These are the detail steps I went through to install PocketSphinx on my element14 Road Test Raspberry Pi 3B (Thank you guys again - I love it!)
(It got late and I stopped writing down things at the end - sorry.)
Refer to:
makezine.com Roomba, I Command Thee: Use Raspberry Pi for Voice Control
http://makezine.com/projects/use-raspberry-pi-for-voice-control/
First, go get the packages required for SphinxBase by executing:
sudo apt-get update
sudo apt-get install libasound2-dev autoconf libtool bison \
swig python-dev python-pyaudio
You’ll also need to install some Python libraries for use with our demo application. To do this, you’ll install and use the Python pip command with the following commands:
curl -O https://bootstrap.pypa.io/get-pip.py
sudo python get-pip.py
sudo pip install gevent grequests
OBTAINING THE SPHINX TOOLS
Now you can go about getting the SphinxBase package, which is used by PocketSphinx as well as other software in the CMU Sphinx family.
To obtain SphinxBase execute the following commands:
git clone git://github.com/cmusphinx/sphinxbase.git
cd sphinxbase
git checkout 3b34d87
./autogen.sh
make
(At this stage you may want to go make coffee …)
sudo make install
cd ..
You’re ready to move on to PocketSphinx.
To obtain PocketSphinx, execute the following commands:
git clone git://github.com/cmusphinx/pocketsphinx.git
cd pocketsphinx
git checkout 4e4e607
./autogen.sh
make
(Time for a second cup of coffee …)
sudo make install
cd ..
To update the system with your new libraries, run sudo ldconfig.
TESTING THE SPEECH RECOGNITION
Now that you have the building blocks of your speech recognition in place, you’ll want to test that it actually works before continuing.
Now you can run a test of PocketSphinx using
pocketsphinx_continuous -inmic yes.
You should see something like the following, which indicates the system is ready for you to start speaking:
...
...
Listening...
Input overrun, read calls are too rare (non-fatal)
You can safely ignore the warning.

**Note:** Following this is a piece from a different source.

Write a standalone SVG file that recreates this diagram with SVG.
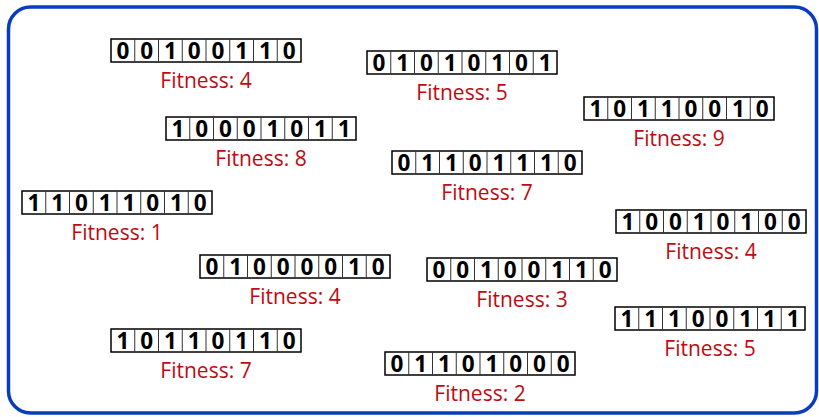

Go ahead and speak!
When you’re finished, you should see some technical information along with PocketSphinx’s best guess as to what you said, and then another READY prompt letting you know it’s ready for more input.
INFO: ngram_search.c(874): bestpath 0.10 CPU 0.071 xRT
INFO: ngram_search.c(877): bestpath 0.11 wall 0.078 xRT
what
READY....
RECO FROM FILE with large LM:
arecord -f s16_LE -r 16000 test16k.wav
pocketsphinx_continuous -infile test16k.wav 2>&1 | tee ./psphinx.log
xRT= sum of fwdflat, CPU xRT (from Nikolay )
My files are located at: https://github.com/slowrunner/Pi3RoadTest
Pi3RoadTest/ top directory
recoMic/ contains recognition test using pocketsphinx with the microphone
recoFile/ contains recognition test and results for pocketsphinx with file input
copy the folder cmusphinx-5prealpha-en-us-ptm-2.0 into recoMic/ and into recoFile/
download the prebuilt acoustic model from the Sphinx SourceForge: http://sourceforge.net/projects/cmusphinx/files/Acoustic%20and%20Language%20Models/US%20English%20Generic%20Acoustic%20M…
copy into recoMic/ and into recoFile/
extract it with:
tar -xvf cmusphinx-en-us-ptm-5.2.tar.gz.
See the notes file in each dir for exact commands to run the test and how to process the log file to get results statistics.
================
In lm mode log shows performance information (latest psphinx supposedly will show for grammar mode also).
For individual or TOTAL:
Add up fwdtree + fwdflat + bestpath CPU time = CPU time spent recognizing
Add up fwdtree + fwdflat + bestpath xRT (<1 e.g. 0.52 means 1s of audio takes 0.52 seconds of CPU time, or 0.52% of one core to perform the reco.
(To calculate length of audio processed divide total CPU time by percent of CPU)
on Pi 3: (126 phrase corpus using 136 words, 278 bi-grams, 295 tri-grams)
1.2GHz single core processing
64 phrases:
Total CPU: 75.7s 0.52 xRT 146s audio
Total Wall: 190s 1.3 xRT (146s audio) -
Wall time includes startup, tear down, output and logging.
Reco from mic cannot be faster than realtime.
0.52 xRT CPU means 52% of one core used by ASR.